In that “in-between” lies Gorbachev's gamble: that, before the point of no return, he effectively occupies the living room and bedroom of that “common European home.” A full marriage. Then he will have actual or potential power over a union greater than the former USSR's. He can confidently face eastward and purify the Chinese “socialist fraternity” from its terrible deviation in substituting a modern version of its very ancient “warlordism” for the pure Leninist internationalism, and in mistranslating Lenin's universal victory of the worldwide proletarian revolution as the paltry “territorialism” always claimed by the ancient and hateful Middle Kingdom. Capitalist corruption can be tolerated—even used. But the “Chinese deviation” destroys the soul of Leninism.

John Paul, too, must go on presiding daringly but prudently over the disintegration of his Roman Catholic institutional organization. He, in his way, just as the Soviet president in his way, is committed to that course of action—and inaction. But how far is too far?

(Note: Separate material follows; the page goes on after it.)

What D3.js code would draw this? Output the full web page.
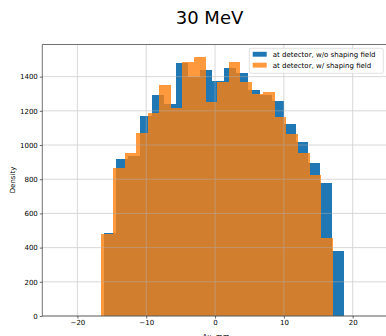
<!DOCTYPE html>
<html lang="en">
  <head>
    <meta charset="UTF-8" />
    <title>30 MeV</title>
    <script src="https://d3js.org/d3.v7.min.js"></script>
    <style>
      body { margin: 0; background: #fff; }
      text { font-family: "DejaVu Sans", sans-serif; fill: #000; }
    </style>
  </head>
  <body>
    <svg id="chart" width="386" height="336"></svg>
    <script>
      // bin edges and densities
      var blueEdges = [-16.1, -14.36, -12.61, -10.87, -9.12, -7.38, -5.63, -3.89, -2.14, -0.4,
        1.35, 3.1, 4.84, 6.59, 8.33, 10.08, 11.82, 13.57, 15.31, 17.06, 18.8];
      var blueValues = [485, 920, 936, 1170, 1290, 1238, 1478, 1400, 1440, 1375,
        1448, 1423, 1322, 1292, 1255, 1123, 1016, 893, 776, 382];

      var orangeEdges = [-16.5, -14.82, -13.14, -11.46, -9.78, -8.1, -6.42, -4.74, -3.06, -1.38,
        0.3, 1.98, 3.66, 5.34, 7.02, 8.7, 10.38, 12.06, 13.74, 15.42, 17.1];
      var orangeValues = [480, 864, 951, 1070, 1185, 1351, 1215, 1487, 1513, 1253,
        1370, 1487, 1370, 1300, 1308, 1166, 1062, 951, 825, 458];

      var xTicks = [-20, -10, 0, 10, 20];
      var yTicks = [0, 200, 400, 600, 800, 1000, 1200, 1400];
      var seriesNames = ["at detector, w/o shaping field", "at detector, w/ shaping field"];

      (function () {
        var svg = d3.select("#chart");
        var plotLeft = 42.3, plotRight = 387.8, plotTop = 44.5, plotBottom = 316;

        var x = d3.scaleLinear().domain([-25.1, 25.1]).range([plotLeft, plotRight]);
        var y = d3.scaleLinear().domain([0, 1588]).range([plotBottom, plotTop]);

        function bins(edges, values) {
          return values.map(function (v, i) {
            return { x0: edges[i], x1: edges[i + 1], v: v };
          });
        }

        function drawBars(data, color, opacity) {
          svg.append("g")
            .attr("shape-rendering", "crispEdges")
            .selectAll("rect")
            .data(data)
            .enter()
            .append("rect")
            .attr("x", function (d) { return x(d.x0); })
            .attr("width", function (d) { return x(d.x1) - x(d.x0); })
            .attr("y", function (d) { return y(d.v); })
            .attr("height", function (d) { return y(0) - y(d.v); })
            .attr("fill", color)
            .attr("fill-opacity", opacity);
        }

        drawBars(bins(blueEdges, blueValues), "#1f77b4", 1);
        drawBars(bins(orangeEdges, orangeValues), "#ff7f0e", 0.8);

        // grid on top of the bars
        var grid = svg.append("g").attr("stroke", "#b0b0b0").attr("stroke-width", 0.8).attr("opacity", 0.6);
        grid.selectAll(".gx").data(xTicks).enter().append("line")
          .attr("x1", function (d) { return x(d); })
          .attr("x2", function (d) { return x(d); })
          .attr("y1", plotTop).attr("y2", plotBottom);
        grid.selectAll(".gy").data(yTicks).enter().append("line")
          .attr("x1", plotLeft).attr("x2", plotRight)
          .attr("y1", function (d) { return y(d); })
          .attr("y2", function (d) { return y(d); });

        // axes
        var xAxis = svg.append("g")
          .attr("transform", "translate(0," + plotBottom + ")")
          .call(d3.axisBottom(x).tickValues(xTicks).tickSize(2.5).tickPadding(2)
            .tickFormat(function (d) { return d < 0 ? "\u2212" + Math.abs(d) : d; }));
        var yAxis = svg.append("g")
          .attr("transform", "translate(" + plotLeft + ",0)")
          .call(d3.axisLeft(y).tickValues(yTicks).tickSize(2.5).tickPadding(2)
            .tickFormat(d3.format("d")));

        [xAxis, yAxis].forEach(function (a) {
          a.select(".domain").remove();
          a.selectAll(".tick line").attr("stroke", "#000").attr("stroke-width", 0.6);
          a.selectAll(".tick text").attr("fill", "#000")
            .style("font-family", "DejaVu Sans").style("font-size", "7px");
        });

        // spines
        var spines = svg.append("g").attr("stroke", "#333").attr("stroke-width", 0.7).attr("fill", "none");
        spines.append("line").attr("x1", plotLeft).attr("x2", plotLeft).attr("y1", plotTop).attr("y2", plotBottom);
        spines.append("line").attr("x1", plotLeft).attr("x2", plotRight).attr("y1", plotBottom).attr("y2", plotBottom);
        spines.append("line").attr("x1", plotLeft).attr("x2", plotRight).attr("y1", plotTop).attr("y2", plotTop);
        spines.append("line").attr("x1", plotRight).attr("x2", plotRight).attr("y1", plotTop).attr("y2", plotBottom);

        // labels
        svg.append("text")
          .attr("x", 209.5).attr("y", 24)
          .attr("text-anchor", "middle")
          .style("font-size", "18px")
          .text("30 MeV");

        svg.append("text")
          .attr("x", 216).attr("y", 339)
          .attr("text-anchor", "middle")
          .style("font-size", "7px")
          .text("\u0394x, mm");

        svg.append("text")
          .attr("transform", "translate(15,180) rotate(-90)")
          .attr("text-anchor", "middle")
          .style("font-size", "7px")
          .text("Density");

        // legend
        var legend = svg.append("g");
        legend.append("rect")
          .attr("x", 249.3).attr("y", 48.3)
          .attr("width", 134).attr("height", 25)
          .attr("rx", 2)
          .attr("fill", "#fff").attr("fill-opacity", 0.8)
          .attr("stroke", "#ccc").attr("stroke-width", 0.6);

        var legendColors = [["#1f77b4", 1], ["#ff7f0e", 0.8]];
        var items = legend.selectAll(".item")
          .data(seriesNames)
          .enter()
          .append("g")
          .attr("transform", function (d, i) { return "translate(252.7," + (51.8 + i * 10.9) + ")"; });
        items.append("rect")
          .attr("width", 14).attr("height", 4.9)
          .attr("fill", function (d, i) { return legendColors[i][0]; })
          .attr("fill-opacity", function (d, i) { return legendColors[i][1]; });
        items.append("text")
          .attr("x", 20).attr("y", 4.9)
          .style("font-size", "7px")
          .text(function (d) { return d; });
      })();
    </script>
  </body>
</html>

He must go on with his mission as he has understood it to be ever since he became official Holder of the Keys. He does believe those Keys are guaranteed by the human blood of the man he worships as God. He does also believe that this geopolitical mission he has chosen to fulfill as Pope will be crowned with a success never registered in the life of any preceding pope. That, in effect, in the sight of all nations, his authority
by right of those Keys will be declared in the skies above every nation so that across the face of Earth all men and women will see clearly where they stand in relation to the one who shed his blood to make those Keys perdurable until the end of all human time.